▶ _Given data_:
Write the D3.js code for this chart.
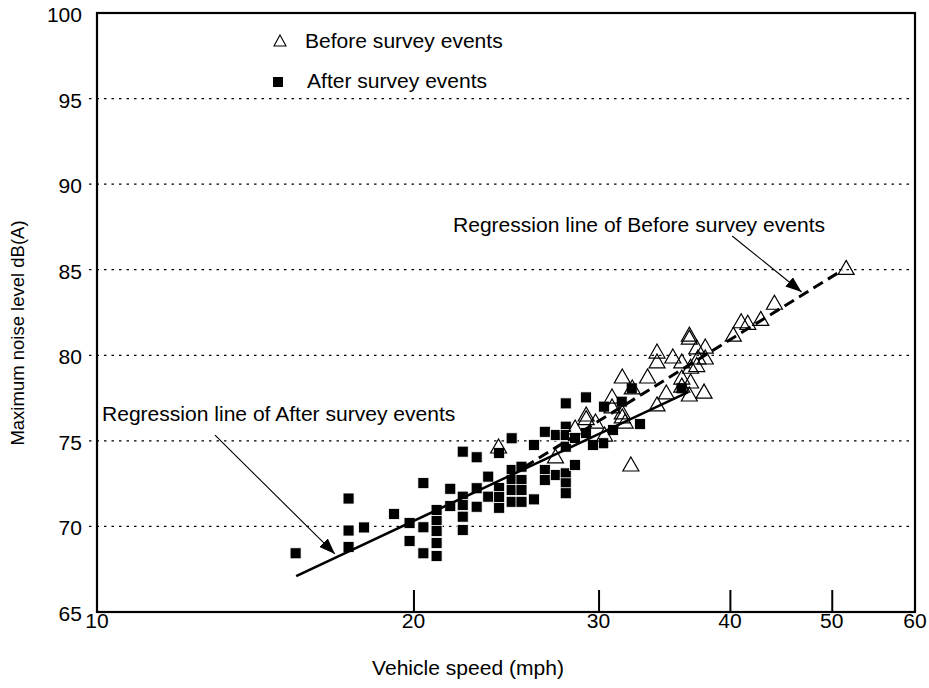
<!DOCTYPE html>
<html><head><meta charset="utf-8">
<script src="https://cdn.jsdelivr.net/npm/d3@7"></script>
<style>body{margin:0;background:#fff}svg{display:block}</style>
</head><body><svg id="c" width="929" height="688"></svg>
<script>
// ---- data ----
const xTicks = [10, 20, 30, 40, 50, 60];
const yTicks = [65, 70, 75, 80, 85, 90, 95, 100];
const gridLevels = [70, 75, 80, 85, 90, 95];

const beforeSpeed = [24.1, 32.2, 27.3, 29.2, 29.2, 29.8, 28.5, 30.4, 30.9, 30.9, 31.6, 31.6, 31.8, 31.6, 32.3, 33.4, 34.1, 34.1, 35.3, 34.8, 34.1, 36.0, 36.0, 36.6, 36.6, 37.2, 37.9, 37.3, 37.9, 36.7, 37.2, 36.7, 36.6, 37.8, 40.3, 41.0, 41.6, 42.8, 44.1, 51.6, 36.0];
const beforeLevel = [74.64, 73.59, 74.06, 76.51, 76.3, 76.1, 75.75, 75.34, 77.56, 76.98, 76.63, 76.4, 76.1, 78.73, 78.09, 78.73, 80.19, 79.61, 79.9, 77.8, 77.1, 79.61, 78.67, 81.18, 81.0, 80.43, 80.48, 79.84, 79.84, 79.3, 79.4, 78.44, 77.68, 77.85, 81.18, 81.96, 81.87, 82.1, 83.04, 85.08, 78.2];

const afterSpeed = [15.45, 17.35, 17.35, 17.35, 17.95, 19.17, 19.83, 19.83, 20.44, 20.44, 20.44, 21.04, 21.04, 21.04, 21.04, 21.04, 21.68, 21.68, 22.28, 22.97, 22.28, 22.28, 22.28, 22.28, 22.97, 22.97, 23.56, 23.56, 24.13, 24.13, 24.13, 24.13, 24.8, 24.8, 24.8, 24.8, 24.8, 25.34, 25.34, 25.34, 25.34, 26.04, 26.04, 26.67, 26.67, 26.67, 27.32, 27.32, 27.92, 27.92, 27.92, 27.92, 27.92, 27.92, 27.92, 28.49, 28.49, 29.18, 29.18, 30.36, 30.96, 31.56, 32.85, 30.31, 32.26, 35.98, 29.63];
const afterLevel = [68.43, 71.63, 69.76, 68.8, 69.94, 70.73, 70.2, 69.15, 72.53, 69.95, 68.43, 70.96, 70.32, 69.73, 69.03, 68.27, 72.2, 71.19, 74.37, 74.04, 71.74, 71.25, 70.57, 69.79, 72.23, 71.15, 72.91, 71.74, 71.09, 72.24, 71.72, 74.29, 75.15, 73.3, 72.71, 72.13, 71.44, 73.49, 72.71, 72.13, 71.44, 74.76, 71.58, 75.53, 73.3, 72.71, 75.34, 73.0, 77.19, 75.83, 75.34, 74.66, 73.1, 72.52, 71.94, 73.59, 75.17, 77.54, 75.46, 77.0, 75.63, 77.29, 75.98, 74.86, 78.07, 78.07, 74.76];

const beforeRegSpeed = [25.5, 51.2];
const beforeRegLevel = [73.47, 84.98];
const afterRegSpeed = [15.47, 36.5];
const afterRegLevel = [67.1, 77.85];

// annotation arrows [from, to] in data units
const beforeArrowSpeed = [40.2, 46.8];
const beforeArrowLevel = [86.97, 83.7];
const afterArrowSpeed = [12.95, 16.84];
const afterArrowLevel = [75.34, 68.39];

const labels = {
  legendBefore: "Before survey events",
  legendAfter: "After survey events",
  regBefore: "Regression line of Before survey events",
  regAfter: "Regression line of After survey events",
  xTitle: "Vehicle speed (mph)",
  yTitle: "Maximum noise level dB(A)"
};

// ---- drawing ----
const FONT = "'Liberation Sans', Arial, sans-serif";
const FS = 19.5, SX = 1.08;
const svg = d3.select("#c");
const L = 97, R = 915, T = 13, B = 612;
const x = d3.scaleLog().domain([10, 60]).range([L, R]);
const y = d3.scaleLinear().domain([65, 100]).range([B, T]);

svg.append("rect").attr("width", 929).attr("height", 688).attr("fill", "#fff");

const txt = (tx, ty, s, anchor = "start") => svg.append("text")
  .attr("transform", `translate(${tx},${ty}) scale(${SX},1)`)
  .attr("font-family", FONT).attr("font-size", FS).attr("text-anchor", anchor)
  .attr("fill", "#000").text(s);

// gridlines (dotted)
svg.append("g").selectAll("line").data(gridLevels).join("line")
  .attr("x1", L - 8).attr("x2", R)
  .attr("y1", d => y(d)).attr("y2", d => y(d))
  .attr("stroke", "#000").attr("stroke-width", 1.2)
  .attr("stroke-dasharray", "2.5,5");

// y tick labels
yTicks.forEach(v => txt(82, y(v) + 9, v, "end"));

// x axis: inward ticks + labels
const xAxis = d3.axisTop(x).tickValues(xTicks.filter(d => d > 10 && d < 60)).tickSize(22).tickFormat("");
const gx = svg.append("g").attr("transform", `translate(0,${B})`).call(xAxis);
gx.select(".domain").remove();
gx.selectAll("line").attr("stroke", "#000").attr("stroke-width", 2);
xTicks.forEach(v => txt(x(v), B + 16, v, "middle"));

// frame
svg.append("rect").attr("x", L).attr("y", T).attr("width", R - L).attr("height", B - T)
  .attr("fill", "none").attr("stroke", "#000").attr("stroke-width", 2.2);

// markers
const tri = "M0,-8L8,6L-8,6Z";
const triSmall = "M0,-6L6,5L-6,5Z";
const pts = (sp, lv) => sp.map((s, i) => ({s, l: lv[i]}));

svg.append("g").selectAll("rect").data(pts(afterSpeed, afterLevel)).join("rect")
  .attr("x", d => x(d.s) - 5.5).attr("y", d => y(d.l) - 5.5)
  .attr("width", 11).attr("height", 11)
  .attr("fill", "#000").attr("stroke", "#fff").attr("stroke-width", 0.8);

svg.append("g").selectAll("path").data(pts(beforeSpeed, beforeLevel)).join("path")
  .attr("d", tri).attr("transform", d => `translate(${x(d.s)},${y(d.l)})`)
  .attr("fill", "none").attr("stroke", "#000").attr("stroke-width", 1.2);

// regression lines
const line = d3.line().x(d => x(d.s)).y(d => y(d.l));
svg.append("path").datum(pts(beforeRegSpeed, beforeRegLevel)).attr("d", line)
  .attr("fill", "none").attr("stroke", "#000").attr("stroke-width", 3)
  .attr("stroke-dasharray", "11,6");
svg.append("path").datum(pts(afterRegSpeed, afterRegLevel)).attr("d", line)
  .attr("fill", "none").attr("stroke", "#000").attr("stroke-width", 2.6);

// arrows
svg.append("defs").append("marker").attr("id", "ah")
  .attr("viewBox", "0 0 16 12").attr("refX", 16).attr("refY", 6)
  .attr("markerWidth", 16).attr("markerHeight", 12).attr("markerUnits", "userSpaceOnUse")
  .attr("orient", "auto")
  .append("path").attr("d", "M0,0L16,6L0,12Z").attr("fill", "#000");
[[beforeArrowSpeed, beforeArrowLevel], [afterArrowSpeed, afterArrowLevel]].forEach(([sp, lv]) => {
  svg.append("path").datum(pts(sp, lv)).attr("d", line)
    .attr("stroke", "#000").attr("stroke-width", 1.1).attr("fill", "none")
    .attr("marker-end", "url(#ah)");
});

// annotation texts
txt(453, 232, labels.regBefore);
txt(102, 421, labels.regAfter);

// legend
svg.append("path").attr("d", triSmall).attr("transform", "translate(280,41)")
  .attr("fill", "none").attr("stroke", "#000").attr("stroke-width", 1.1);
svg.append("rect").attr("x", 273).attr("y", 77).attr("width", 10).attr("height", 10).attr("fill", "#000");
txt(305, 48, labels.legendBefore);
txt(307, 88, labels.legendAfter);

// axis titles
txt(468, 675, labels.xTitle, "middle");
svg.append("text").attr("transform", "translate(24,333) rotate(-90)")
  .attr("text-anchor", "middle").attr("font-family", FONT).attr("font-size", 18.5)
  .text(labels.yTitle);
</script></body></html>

▶ _What is asked_: Return nothing but the lines running from the start of the data to the line with "83.04, 85.08, 78.2];", please, both ends included and no pictures.

▶ _The output_:
Write the D3.js code for this chart.
<!DOCTYPE html>
<html><head><meta charset="utf-8">
<script src="https://cdn.jsdelivr.net/npm/d3@7"></script>
<style>body{margin:0;background:#fff}svg{display:block}</style>
</head><body><svg id="c" width="929" height="688"></svg>
<script>
// ---- data ----
const xTicks = [10, 20, 30, 40, 50, 60];
const yTicks = [65, 70, 75, 80, 85, 90, 95, 100];
const gridLevels = [70, 75, 80, 85, 90, 95];

const beforeSpeed = [24.1, 32.2, 27.3, 29.2, 29.2, 29.8, 28.5, 30.4, 30.9, 30.9, 31.6, 31.6, 31.8, 31.6, 32.3, 33.4, 34.1, 34.1, 35.3, 34.8, 34.1, 36.0, 36.0, 36.6, 36.6, 37.2, 37.9, 37.3, 37.9, 36.7, 37.2, 36.7, 36.6, 37.8, 40.3, 41.0, 41.6, 42.8, 44.1, 51.6, 36.0];
const beforeLevel = [74.64, 73.59, 74.06, 76.51, 76.3, 76.1, 75.75, 75.34, 77.56, 76.98, 76.63, 76.4, 76.1, 78.73, 78.09, 78.73, 80.19, 79.61, 79.9, 77.8, 77.1, 79.61, 78.67, 81.18, 81.0, 80.43, 80.48, 79.84, 79.84, 79.3, 79.4, 78.44, 77.68, 77.85, 81.18, 81.96, 81.87, 82.1, 83.04, 85.08, 78.2];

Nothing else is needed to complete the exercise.